Written instruction —
Output every line of the material exactly, omitting images.
>>>>>
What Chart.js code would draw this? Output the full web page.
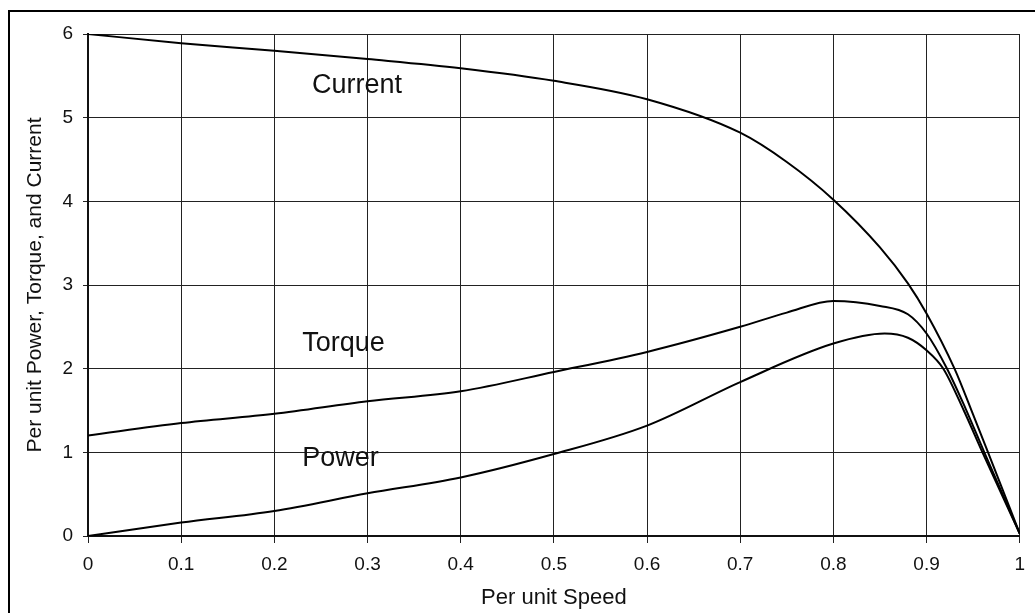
<!DOCTYPE html>
<html>
<head>
<meta charset="utf-8">
<script src="https://cdn.jsdelivr.net/npm/chart.js@4.4.1/dist/chart.umd.min.js"></script>
<style>
  body { margin: 0; background: #fff; }
  #wrap { position: relative; width: 1035px; height: 613px; overflow: hidden; }
  #frame { position: absolute; left: 8px; top: 10px; width: 1100px; height: 700px; border: 2px solid #000; }
  #mycanvas { position: absolute; left: 0; top: 0; }
</style>
</head>
<body>
<div id="wrap">
  <div id="frame"></div>
  <canvas id="mycanvas" width="1035" height="613"></canvas>
</div>
<script>
// values
var currentSpeed = [0, 0.1, 0.2, 0.3, 0.4, 0.5, 0.6, 0.7, 0.75, 0.8, 0.85, 0.88, 0.9, 0.93, 0.95, 0.966, 1.0];
var currentVals  = [6.0, 5.89, 5.8, 5.7, 5.59, 5.44, 5.22, 4.82, 4.47, 4.02, 3.45, 3.02, 2.66, 2.0, 1.45, 1.0, 0.03];

var torqueSpeed = [0, 0.1, 0.2, 0.3, 0.4, 0.5, 0.6, 0.7, 0.75, 0.8, 0.85, 0.88, 0.9, 0.922, 0.942, 0.962, 1.0];
var torqueVals  = [1.2, 1.35, 1.46, 1.61, 1.73, 1.96, 2.2, 2.5, 2.67, 2.81, 2.75, 2.65, 2.42, 2.0, 1.52, 1.0, 0.03];

var powerSpeed = [0, 0.1, 0.2, 0.3, 0.4, 0.5, 0.6, 0.7, 0.8, 0.855, 0.88, 0.9, 0.918, 0.94, 0.96, 1.0];
var powerVals  = [0, 0.16, 0.3, 0.51, 0.7, 0.98, 1.32, 1.84, 2.3, 2.42, 2.37, 2.22, 2.0, 1.5, 1.0, 0.03];

var xTickLabels = ['0', '0.1', '0.2', '0.3', '0.4', '0.5', '0.6', '0.7', '0.8', '0.9', '1'];
var yTickLabels = ['0', '1', '2', '3', '4', '5', '6'];

// curve names and where they sit (data units)
var curveNames = ['Current', 'Torque', 'Power'];
var nameAt = [[0.2405, 5.38], [0.23, 2.3], [0.23, 0.93]];

function pts(xs, ys) {
  var out = [];
  for (var i in xs) out.push({x: xs[i], y: ys[i]});
  return out;
}

var FONT = '"Liberation Sans", Arial, sans-serif';

var curveLabels = {
  id: 'curveLabels',
  afterDatasetsDraw: function(chart) {
    var c = chart.ctx, xs = chart.scales.x, ys = chart.scales.y;
    c.save();
    c.fillStyle = '#111';
    c.font = '27px ' + FONT;
    c.textAlign = 'left';
    c.textBaseline = 'middle';
    for (var i in curveNames) {
      c.fillText(curveNames[i], xs.getPixelForValue(nameAt[i][0]), ys.getPixelForValue(nameAt[i][1]));
    }
    c.restore();
  }
};

function line(label, data) {
  return {
    label: label,
    data: data,
    borderColor: '#000',
    borderWidth: 2,
    pointRadius: 0,
    fill: false,
    cubicInterpolationMode: 'monotone'
  };
}

var ctx = document.getElementById('mycanvas');
var chart = new Chart(ctx, {
  type: 'line',
  data: {
    datasets: [
      line('Current', pts(currentSpeed, currentVals)),
      line('Torque', pts(torqueSpeed, torqueVals)),
      line('Power', pts(powerSpeed, powerVals))
    ]
  },
  options: {
    responsive: false,
    animation: false,
    layout: {padding: {top: 34, right: 13, left: 0, bottom: 0}},
    plugins: {legend: {display: false}, tooltip: {enabled: false}},
    scales: {
      x: {
        type: 'linear', min: 0, max: 1,
        afterFit: function(s) { s.height = 77; },
        ticks: {
          stepSize: 0.1, color: '#111', padding: 10,
          font: {family: FONT, size: 19},
          callback: function(v, i) { return xTickLabels[i]; }
        },
        grid: {color: '#222', lineWidth: 1, tickLength: 7},
        border: {color: '#111', width: 2},
        title: {
          display: true, text: 'Per unit Speed', color: '#111',
          font: {family: FONT, size: 22, lineHeight: 1.2},
          padding: {top: 0, bottom: 2}
        }
      },
      y: {
        min: 0, max: 6,
        afterFit: function(s) { s.width = 88; },
        ticks: {
          stepSize: 1, color: '#111', padding: 10,
          font: {family: FONT, size: 19},
          callback: function(v, i) { return yTickLabels[i]; }
        },
        grid: {color: '#222', lineWidth: 1, tickLength: 5},
        border: {color: '#111', width: 2},
        title: {
          display: true, text: 'Per unit Power, Torque, and Current', color: '#111',
          font: {family: FONT, size: 21, lineHeight: 1.2},
          padding: {top: 23, bottom: 0}
        }
      }
    }
  },
  plugins: [curveLabels]
});
</script>
</body>
</html>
<<<<<
Correct result —
What Chart.js code would draw this? Output the full web page.
<!DOCTYPE html>
<html>
<head>
<meta charset="utf-8">
<script src="https://cdn.jsdelivr.net/npm/chart.js@4.4.1/dist/chart.umd.min.js"></script>
<style>
  body { margin: 0; background: #fff; }
  #wrap { position: relative; width: 1035px; height: 613px; overflow: hidden; }
  #frame { position: absolute; left: 8px; top: 10px; width: 1100px; height: 700px; border: 2px solid #000; }
  #mycanvas { position: absolute; left: 0; top: 0; }
</style>
</head>
<body>
<div id="wrap">
  <div id="frame"></div>
  <canvas id="mycanvas" width="1035" height="613"></canvas>
</div>
<script>
// values
var currentSpeed = [0, 0.1, 0.2, 0.3, 0.4, 0.5, 0.6, 0.7, 0.75, 0.8, 0.85, 0.88, 0.9, 0.93, 0.95, 0.966, 1.0];
var currentVals  = [6.0, 5.89, 5.8, 5.7, 5.59, 5.44, 5.22, 4.82, 4.47, 4.02, 3.45, 3.02, 2.66, 2.0, 1.45, 1.0, 0.03];

var torqueSpeed = [0, 0.1, 0.2, 0.3, 0.4, 0.5, 0.6, 0.7, 0.75, 0.8, 0.85, 0.88, 0.9, 0.922, 0.942, 0.962, 1.0];
var torqueVals  = [1.2, 1.35, 1.46, 1.61, 1.73, 1.96, 2.2, 2.5, 2.67, 2.81, 2.75, 2.65, 2.42, 2.0, 1.52, 1.0, 0.03];

var powerSpeed = [0, 0.1, 0.2, 0.3, 0.4, 0.5, 0.6, 0.7, 0.8, 0.855, 0.88, 0.9, 0.918, 0.94, 0.96, 1.0];
var powerVals  = [0, 0.16, 0.3, 0.51, 0.7, 0.98, 1.32, 1.84, 2.3, 2.42, 2.37, 2.22, 2.0, 1.5, 1.0, 0.03];

var xTickLabels = ['0', '0.1', '0.2', '0.3', '0.4', '0.5', '0.6', '0.7', '0.8', '0.9', '1'];
var yTickLabels = ['0', '1', '2', '3', '4', '5', '6'];

// curve names and where they sit (data units)
var curveNames = ['Current', 'Torque', 'Power'];
var nameAt = [[0.2405, 5.38], [0.23, 2.3], [0.23, 0.93]];

function pts(xs, ys) {
  var out = [];
  for (var i in xs) out.push({x: xs[i], y: ys[i]});
  return out;
}

var FONT = '"Liberation Sans", Arial, sans-serif';

var curveLabels = {
  id: 'curveLabels',
  afterDatasetsDraw: function(chart) {
    var c = chart.ctx, xs = chart.scales.x, ys = chart.scales.y;
    c.save();
    c.fillStyle = '#111';
    c.font = '27px ' + FONT;
    c.textAlign = 'left';
    c.textBaseline = 'middle';
    for (var i in curveNames) {
      c.fillText(curveNames[i], xs.getPixelForValue(nameAt[i][0]), ys.getPixelForValue(nameAt[i][1]));
    }
    c.restore();
  }
};

function line(label, data) {
  return {
    label: label,
    data: data,
    borderColor: '#000',
    borderWidth: 2,
    pointRadius: 0,
    fill: false,
    cubicInterpolationMode: 'monotone'
  };
}

var ctx = document.getElementById('mycanvas');
var chart = new Chart(ctx, {
  type: 'line',
  data: {
    datasets: [
      line('Current', pts(currentSpeed, currentVals)),
      line('Torque', pts(torqueSpeed, torqueVals)),
      line('Power', pts(powerSpeed, powerVals))
    ]
  },
  options: {
    responsive: false,
    animation: false,
    layout: {padding: {top: 34, right: 13, left: 0, bottom: 0}},
    plugins: {legend: {display: false}, tooltip: {enabled: false}},
    scales: {
      x: {
        type: 'linear', min: 0, max: 1,
        afterFit: function(s) { s.height = 77; },
        ticks: {
          stepSize: 0.1, color: '#111', padding: 10,
          font: {family: FONT, size: 19},
          callback: function(v, i) { return xTickLabels[i]; }
        },
        grid: {color: '#222', lineWidth: 1, tickLength: 7},
        border: {color: '#111', width: 2},
        title: {
          display: true, text: 'Per unit Speed', color: '#111',
          font: {family: FONT, size: 22, lineHeight: 1.2},
          padding: {top: 0, bottom: 2}
        }
      },
      y: {
        min: 0, max: 6,
        afterFit: function(s) { s.width = 88; },
        ticks: {
          stepSize: 1, color: '#111', padding: 10,
          font: {family: FONT, size: 19},
          callback: function(v, i) { return yTickLabels[i]; }
        },
        grid: {color: '#222', lineWidth: 1, tickLength: 5},
        border: {color: '#111', width: 2},
        title: {
          display: true, text: 'Per unit Power, Torque, and Current', color: '#111',
          font: {family: FONT, size: 21, lineHeight: 1.2},
          padding: {top: 23, bottom: 0}
        }
      }
    }
  },
  plugins: [curveLabels]
});
</script>
</body>
</html>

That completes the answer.